EXERCISE DIRECTIONS: Restate the data below word for word. Skip any images it contains.

SOURCE DATA:
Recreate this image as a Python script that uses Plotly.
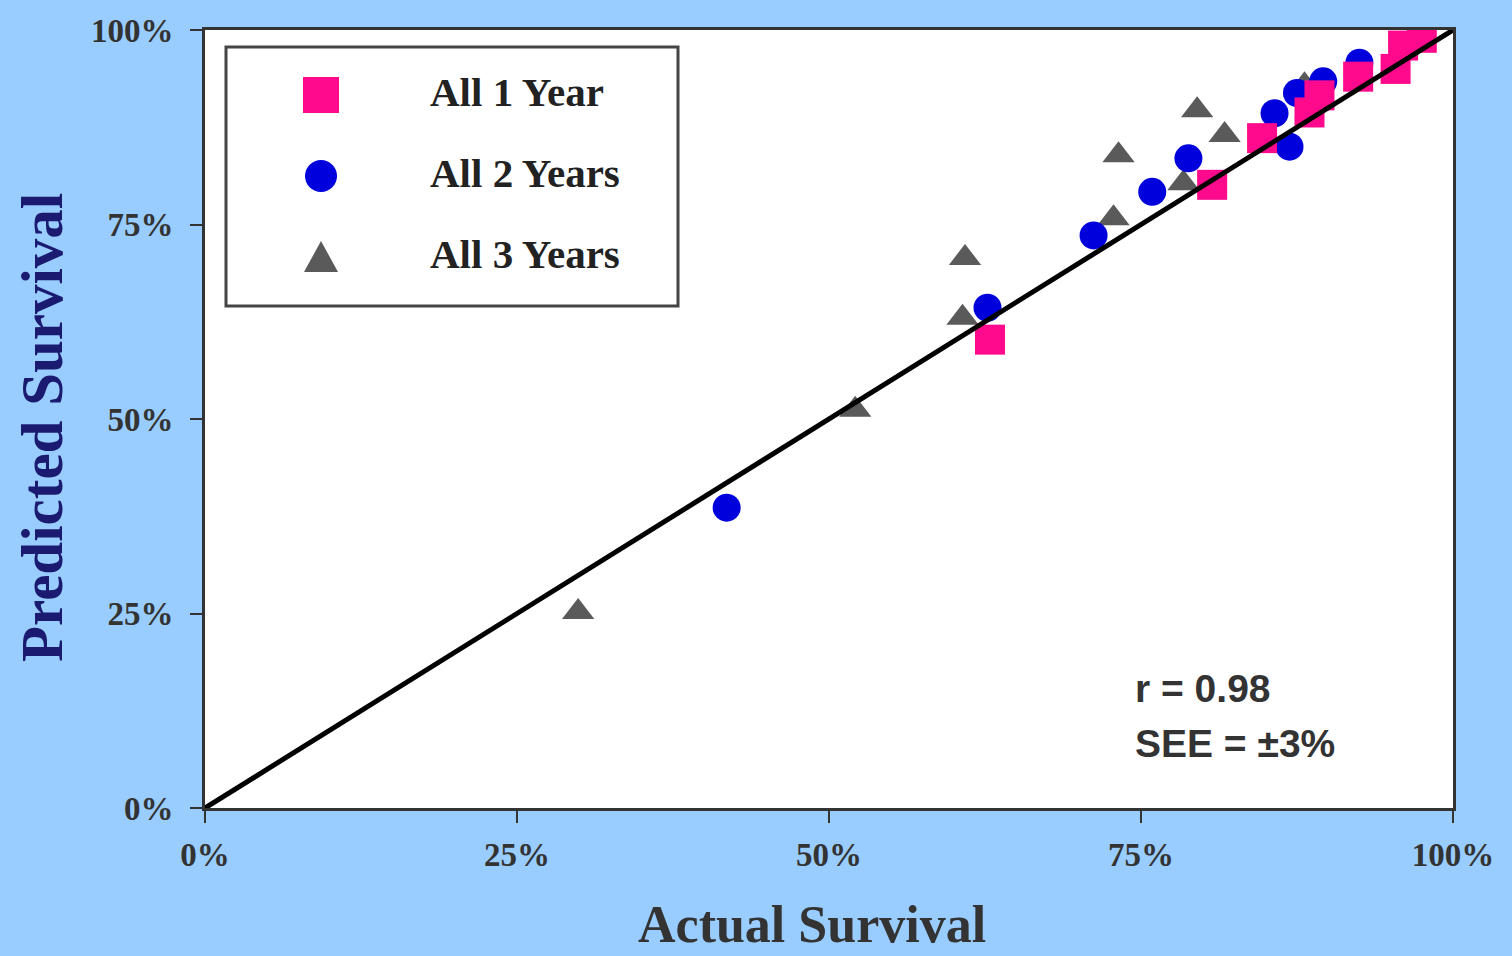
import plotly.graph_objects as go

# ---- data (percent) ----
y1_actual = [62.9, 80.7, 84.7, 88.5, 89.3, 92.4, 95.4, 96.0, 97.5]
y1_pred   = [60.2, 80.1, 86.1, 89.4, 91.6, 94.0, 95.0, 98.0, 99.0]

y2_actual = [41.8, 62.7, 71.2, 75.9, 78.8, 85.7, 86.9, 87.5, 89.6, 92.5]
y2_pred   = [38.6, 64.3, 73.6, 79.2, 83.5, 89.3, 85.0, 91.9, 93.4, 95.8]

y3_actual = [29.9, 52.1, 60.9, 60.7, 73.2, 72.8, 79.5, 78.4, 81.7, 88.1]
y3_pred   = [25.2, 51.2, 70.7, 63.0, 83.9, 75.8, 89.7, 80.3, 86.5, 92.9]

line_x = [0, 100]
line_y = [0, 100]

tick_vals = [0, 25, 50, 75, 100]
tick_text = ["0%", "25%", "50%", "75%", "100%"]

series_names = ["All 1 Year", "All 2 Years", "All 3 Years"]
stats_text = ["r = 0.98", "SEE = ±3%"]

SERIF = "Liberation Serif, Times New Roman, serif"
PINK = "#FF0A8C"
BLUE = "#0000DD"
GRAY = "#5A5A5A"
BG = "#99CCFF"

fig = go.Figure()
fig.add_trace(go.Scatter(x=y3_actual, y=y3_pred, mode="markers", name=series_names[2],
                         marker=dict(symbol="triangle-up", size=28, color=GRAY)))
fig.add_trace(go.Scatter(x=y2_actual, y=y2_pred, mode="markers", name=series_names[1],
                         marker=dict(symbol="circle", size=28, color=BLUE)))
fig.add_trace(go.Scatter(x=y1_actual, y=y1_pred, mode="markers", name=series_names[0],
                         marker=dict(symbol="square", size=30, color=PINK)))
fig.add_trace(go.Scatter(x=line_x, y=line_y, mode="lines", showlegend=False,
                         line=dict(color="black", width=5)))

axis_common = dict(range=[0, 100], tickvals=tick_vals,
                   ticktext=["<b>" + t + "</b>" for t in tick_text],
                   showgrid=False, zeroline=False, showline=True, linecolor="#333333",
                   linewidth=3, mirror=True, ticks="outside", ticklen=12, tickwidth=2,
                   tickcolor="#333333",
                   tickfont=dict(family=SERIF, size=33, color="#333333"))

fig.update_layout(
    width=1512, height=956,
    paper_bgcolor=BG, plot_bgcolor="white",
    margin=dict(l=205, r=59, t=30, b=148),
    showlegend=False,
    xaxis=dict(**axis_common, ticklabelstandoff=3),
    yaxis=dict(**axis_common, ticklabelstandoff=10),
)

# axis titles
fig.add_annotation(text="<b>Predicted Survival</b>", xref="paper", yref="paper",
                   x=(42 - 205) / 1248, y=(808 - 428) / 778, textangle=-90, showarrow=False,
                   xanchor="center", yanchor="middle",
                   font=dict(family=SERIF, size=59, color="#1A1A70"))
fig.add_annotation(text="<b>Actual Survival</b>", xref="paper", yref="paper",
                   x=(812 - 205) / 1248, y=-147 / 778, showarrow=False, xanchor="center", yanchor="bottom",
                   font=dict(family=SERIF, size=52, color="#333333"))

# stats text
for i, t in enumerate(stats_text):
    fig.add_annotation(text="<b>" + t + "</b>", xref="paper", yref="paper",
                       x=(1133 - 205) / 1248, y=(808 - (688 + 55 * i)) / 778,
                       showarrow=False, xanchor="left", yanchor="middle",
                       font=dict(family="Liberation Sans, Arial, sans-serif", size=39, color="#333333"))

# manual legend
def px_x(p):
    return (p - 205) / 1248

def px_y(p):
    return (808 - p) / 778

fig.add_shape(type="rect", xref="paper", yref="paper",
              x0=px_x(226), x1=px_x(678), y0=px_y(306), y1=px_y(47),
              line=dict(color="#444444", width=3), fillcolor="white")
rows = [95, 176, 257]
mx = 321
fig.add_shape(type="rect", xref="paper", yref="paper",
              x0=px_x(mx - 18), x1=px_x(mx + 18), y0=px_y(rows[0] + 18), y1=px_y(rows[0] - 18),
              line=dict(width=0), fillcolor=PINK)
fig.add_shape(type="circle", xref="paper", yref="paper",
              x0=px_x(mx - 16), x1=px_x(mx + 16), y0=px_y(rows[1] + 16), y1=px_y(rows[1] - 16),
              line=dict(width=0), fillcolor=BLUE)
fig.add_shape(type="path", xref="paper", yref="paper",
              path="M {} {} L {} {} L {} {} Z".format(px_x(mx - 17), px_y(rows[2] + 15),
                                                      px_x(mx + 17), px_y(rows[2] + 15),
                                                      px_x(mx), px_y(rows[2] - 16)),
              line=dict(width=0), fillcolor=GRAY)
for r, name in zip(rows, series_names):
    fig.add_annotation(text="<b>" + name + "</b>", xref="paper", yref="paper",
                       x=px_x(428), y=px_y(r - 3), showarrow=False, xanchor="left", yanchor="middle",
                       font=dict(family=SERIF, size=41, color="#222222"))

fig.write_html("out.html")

ANSWER TO THE EXERCISE:
Recreate this image as a Python script that uses Plotly.
import plotly.graph_objects as go

# ---- data (percent) ----
y1_actual = [62.9, 80.7, 84.7, 88.5, 89.3, 92.4, 95.4, 96.0, 97.5]
y1_pred   = [60.2, 80.1, 86.1, 89.4, 91.6, 94.0, 95.0, 98.0, 99.0]

y2_actual = [41.8, 62.7, 71.2, 75.9, 78.8, 85.7, 86.9, 87.5, 89.6, 92.5]
y2_pred   = [38.6, 64.3, 73.6, 79.2, 83.5, 89.3, 85.0, 91.9, 93.4, 95.8]

y3_actual = [29.9, 52.1, 60.9, 60.7, 73.2, 72.8, 79.5, 78.4, 81.7, 88.1]
y3_pred   = [25.2, 51.2, 70.7, 63.0, 83.9, 75.8, 89.7, 80.3, 86.5, 92.9]

line_x = [0, 100]
line_y = [0, 100]

tick_vals = [0, 25, 50, 75, 100]
tick_text = ["0%", "25%", "50%", "75%", "100%"]

series_names = ["All 1 Year", "All 2 Years", "All 3 Years"]
stats_text = ["r = 0.98", "SEE = ±3%"]

SERIF = "Liberation Serif, Times New Roman, serif"
PINK = "#FF0A8C"
BLUE = "#0000DD"
GRAY = "#5A5A5A"
BG = "#99CCFF"

fig = go.Figure()
fig.add_trace(go.Scatter(x=y3_actual, y=y3_pred, mode="markers", name=series_names[2],
                         marker=dict(symbol="triangle-up", size=28, color=GRAY)))
fig.add_trace(go.Scatter(x=y2_actual, y=y2_pred, mode="markers", name=series_names[1],
                         marker=dict(symbol="circle", size=28, color=BLUE)))
fig.add_trace(go.Scatter(x=y1_actual, y=y1_pred, mode="markers", name=series_names[0],
                         marker=dict(symbol="square", size=30, color=PINK)))
fig.add_trace(go.Scatter(x=line_x, y=line_y, mode="lines", showlegend=False,
                         line=dict(color="black", width=5)))

axis_common = dict(range=[0, 100], tickvals=tick_vals,
                   ticktext=["<b>" + t + "</b>" for t in tick_text],
                   showgrid=False, zeroline=False, showline=True, linecolor="#333333",
                   linewidth=3, mirror=True, ticks="outside", ticklen=12, tickwidth=2,
                   tickcolor="#333333",
                   tickfont=dict(family=SERIF, size=33, color="#333333"))

fig.update_layout(
    width=1512, height=956,
    paper_bgcolor=BG, plot_bgcolor="white",
    margin=dict(l=205, r=59, t=30, b=148),
    showlegend=False,
    xaxis=dict(**axis_common, ticklabelstandoff=3),
    yaxis=dict(**axis_common, ticklabelstandoff=10),
)

# axis titles
fig.add_annotation(text="<b>Predicted Survival</b>", xref="paper", yref="paper",
                   x=(42 - 205) / 1248, y=(808 - 428) / 778, textangle=-90, showarrow=False,
                   xanchor="center", yanchor="middle",
                   font=dict(family=SERIF, size=59, color="#1A1A70"))
fig.add_annotation(text="<b>Actual Survival</b>", xref="paper", yref="paper",
                   x=(812 - 205) / 1248, y=-147 / 778, showarrow=False, xanchor="center", yanchor="bottom",
                   font=dict(family=SERIF, size=52, color="#333333"))

# stats text
for i, t in enumerate(stats_text):
    fig.add_annotation(text="<b>" + t + "</b>", xref="paper", yref="paper",
                       x=(1133 - 205) / 1248, y=(808 - (688 + 55 * i)) / 778,
                       showarrow=False, xanchor="left", yanchor="middle",
                       font=dict(family="Liberation Sans, Arial, sans-serif", size=39, color="#333333"))

# manual legend
def px_x(p):
    return (p - 205) / 1248

def px_y(p):
    return (808 - p) / 778

fig.add_shape(type="rect", xref="paper", yref="paper",
              x0=px_x(226), x1=px_x(678), y0=px_y(306), y1=px_y(47),
              line=dict(color="#444444", width=3), fillcolor="white")
rows = [95, 176, 257]
mx = 321
fig.add_shape(type="rect", xref="paper", yref="paper",
              x0=px_x(mx - 18), x1=px_x(mx + 18), y0=px_y(rows[0] + 18), y1=px_y(rows[0] - 18),
              line=dict(width=0), fillcolor=PINK)
fig.add_shape(type="circle", xref="paper", yref="paper",
              x0=px_x(mx - 16), x1=px_x(mx + 16), y0=px_y(rows[1] + 16), y1=px_y(rows[1] - 16),
              line=dict(width=0), fillcolor=BLUE)
fig.add_shape(type="path", xref="paper", yref="paper",
              path="M {} {} L {} {} L {} {} Z".format(px_x(mx - 17), px_y(rows[2] + 15),
                                                      px_x(mx + 17), px_y(rows[2] + 15),
                                                      px_x(mx), px_y(rows[2] - 16)),
              line=dict(width=0), fillcolor=GRAY)
for r, name in zip(rows, series_names):
    fig.add_annotation(text="<b>" + name + "</b>", xref="paper", yref="paper",
                       x=px_x(428), y=px_y(r - 3), showarrow=False, xanchor="left", yanchor="middle",
                       font=dict(family=SERIF, size=41, color="#222222"))

fig.write_html("out.html")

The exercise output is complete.